====== Provided data

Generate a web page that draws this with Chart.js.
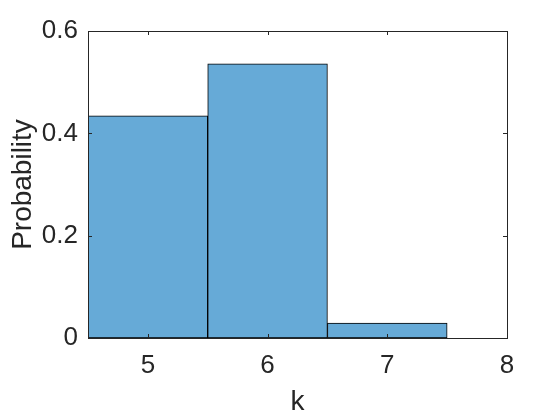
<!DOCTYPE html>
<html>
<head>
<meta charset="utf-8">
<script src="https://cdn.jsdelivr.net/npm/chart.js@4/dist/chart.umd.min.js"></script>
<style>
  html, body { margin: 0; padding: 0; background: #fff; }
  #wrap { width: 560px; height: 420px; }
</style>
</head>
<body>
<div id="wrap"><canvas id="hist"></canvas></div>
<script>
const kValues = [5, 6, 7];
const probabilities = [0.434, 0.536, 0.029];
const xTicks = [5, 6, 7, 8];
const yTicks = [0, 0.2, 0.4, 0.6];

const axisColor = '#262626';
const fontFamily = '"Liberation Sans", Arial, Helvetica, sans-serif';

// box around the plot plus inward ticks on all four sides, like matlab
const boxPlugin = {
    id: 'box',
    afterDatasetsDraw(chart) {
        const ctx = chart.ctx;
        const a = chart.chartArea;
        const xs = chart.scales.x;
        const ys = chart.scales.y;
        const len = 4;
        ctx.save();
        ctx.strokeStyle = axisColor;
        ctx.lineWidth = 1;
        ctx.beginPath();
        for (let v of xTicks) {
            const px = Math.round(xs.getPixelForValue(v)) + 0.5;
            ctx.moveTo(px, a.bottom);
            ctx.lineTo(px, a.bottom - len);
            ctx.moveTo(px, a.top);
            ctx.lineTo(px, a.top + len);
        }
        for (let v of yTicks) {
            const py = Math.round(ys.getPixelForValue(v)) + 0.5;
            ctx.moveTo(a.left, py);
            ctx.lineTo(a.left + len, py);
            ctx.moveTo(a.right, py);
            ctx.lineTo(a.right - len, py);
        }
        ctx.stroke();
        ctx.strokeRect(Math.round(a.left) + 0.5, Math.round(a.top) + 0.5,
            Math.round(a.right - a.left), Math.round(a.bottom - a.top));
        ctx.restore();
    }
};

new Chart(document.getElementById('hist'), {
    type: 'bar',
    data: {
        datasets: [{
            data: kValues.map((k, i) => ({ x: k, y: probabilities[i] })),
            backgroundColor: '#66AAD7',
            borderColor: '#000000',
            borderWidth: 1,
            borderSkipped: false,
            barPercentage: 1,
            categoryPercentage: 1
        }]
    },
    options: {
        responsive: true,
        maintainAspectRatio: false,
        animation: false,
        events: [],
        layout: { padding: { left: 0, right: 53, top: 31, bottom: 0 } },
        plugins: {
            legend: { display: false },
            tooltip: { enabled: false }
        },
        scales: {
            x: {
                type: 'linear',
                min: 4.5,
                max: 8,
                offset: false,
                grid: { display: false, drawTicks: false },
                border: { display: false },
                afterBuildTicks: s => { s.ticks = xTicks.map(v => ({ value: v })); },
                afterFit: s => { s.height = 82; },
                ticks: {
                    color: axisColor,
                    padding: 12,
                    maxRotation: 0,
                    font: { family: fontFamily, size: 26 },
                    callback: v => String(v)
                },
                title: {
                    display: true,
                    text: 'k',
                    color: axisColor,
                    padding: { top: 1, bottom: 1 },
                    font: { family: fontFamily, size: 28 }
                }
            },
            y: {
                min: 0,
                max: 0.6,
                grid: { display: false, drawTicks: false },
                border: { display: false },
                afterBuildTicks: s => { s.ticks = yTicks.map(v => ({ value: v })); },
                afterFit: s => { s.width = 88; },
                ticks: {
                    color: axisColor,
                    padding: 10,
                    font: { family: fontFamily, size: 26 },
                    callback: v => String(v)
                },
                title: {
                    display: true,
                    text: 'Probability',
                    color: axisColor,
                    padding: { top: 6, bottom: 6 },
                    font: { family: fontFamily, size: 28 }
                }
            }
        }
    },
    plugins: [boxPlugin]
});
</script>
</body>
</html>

============

*Prompt*.
Omitting all images, print the listing exactly.

*Full response*.
Generate a web page that draws this with Chart.js.
<!DOCTYPE html>
<html>
<head>
<meta charset="utf-8">
<script src="https://cdn.jsdelivr.net/npm/chart.js@4/dist/chart.umd.min.js"></script>
<style>
  html, body { margin: 0; padding: 0; background: #fff; }
  #wrap { width: 560px; height: 420px; }
</style>
</head>
<body>
<div id="wrap"><canvas id="hist"></canvas></div>
<script>
const kValues = [5, 6, 7];
const probabilities = [0.434, 0.536, 0.029];
const xTicks = [5, 6, 7, 8];
const yTicks = [0, 0.2, 0.4, 0.6];

const axisColor = '#262626';
const fontFamily = '"Liberation Sans", Arial, Helvetica, sans-serif';

// box around the plot plus inward ticks on all four sides, like matlab
const boxPlugin = {
    id: 'box',
    afterDatasetsDraw(chart) {
        const ctx = chart.ctx;
        const a = chart.chartArea;
        const xs = chart.scales.x;
        const ys = chart.scales.y;
        const len = 4;
        ctx.save();
        ctx.strokeStyle = axisColor;
        ctx.lineWidth = 1;
        ctx.beginPath();
        for (let v of xTicks) {
            const px = Math.round(xs.getPixelForValue(v)) + 0.5;
            ctx.moveTo(px, a.bottom);
            ctx.lineTo(px, a.bottom - len);
            ctx.moveTo(px, a.top);
            ctx.lineTo(px, a.top + len);
        }
        for (let v of yTicks) {
            const py = Math.round(ys.getPixelForValue(v)) + 0.5;
            ctx.moveTo(a.left, py);
            ctx.lineTo(a.left + len, py);
            ctx.moveTo(a.right, py);
            ctx.lineTo(a.right - len, py);
        }
        ctx.stroke();
        ctx.strokeRect(Math.round(a.left) + 0.5, Math.round(a.top) + 0.5,
            Math.round(a.right - a.left), Math.round(a.bottom - a.top));
        ctx.restore();
    }
};

new Chart(document.getElementById('hist'), {
    type: 'bar',
    data: {
        datasets: [{
            data: kValues.map((k, i) => ({ x: k, y: probabilities[i] })),
            backgroundColor: '#66AAD7',
            borderColor: '#000000',
            borderWidth: 1,
            borderSkipped: false,
            barPercentage: 1,
            categoryPercentage: 1
        }]
    },
    options: {
        responsive: true,
        maintainAspectRatio: false,
        animation: false,
        events: [],
        layout: { padding: { left: 0, right: 53, top: 31, bottom: 0 } },
        plugins: {
            legend: { display: false },
            tooltip: { enabled: false }
        },
        scales: {
            x: {
                type: 'linear',
                min: 4.5,
                max: 8,
                offset: false,
                grid: { display: false, drawTicks: false },
                border: { display: false },
                afterBuildTicks: s => { s.ticks = xTicks.map(v => ({ value: v })); },
                afterFit: s => { s.height = 82; },
                ticks: {
                    color: axisColor,
                    padding: 12,
                    maxRotation: 0,
                    font: { family: fontFamily, size: 26 },
                    callback: v => String(v)
                },
                title: {
                    display: true,
                    text: 'k',
                    color: axisColor,
                    padding: { top: 1, bottom: 1 },
                    font: { family: fontFamily, size: 28 }
                }
            },
            y: {
                min: 0,
                max: 0.6,
                grid: { display: false, drawTicks: false },
                border: { display: false },
                afterBuildTicks: s => { s.ticks = yTicks.map(v => ({ value: v })); },
                afterFit: s => { s.width = 88; },
                ticks: {
                    color: axisColor,
                    padding: 10,
                    font: { family: fontFamily, size: 26 },
                    callback: v => String(v)
                },
                title: {
                    display: true,
                    text: 'Probability',
                    color: axisColor,
                    padding: { top: 6, bottom: 6 },
                    font: { family: fontFamily, size: 28 }
                }
            }
        }
    },
    plugins: [boxPlugin]
});
</script>
</body>
</html>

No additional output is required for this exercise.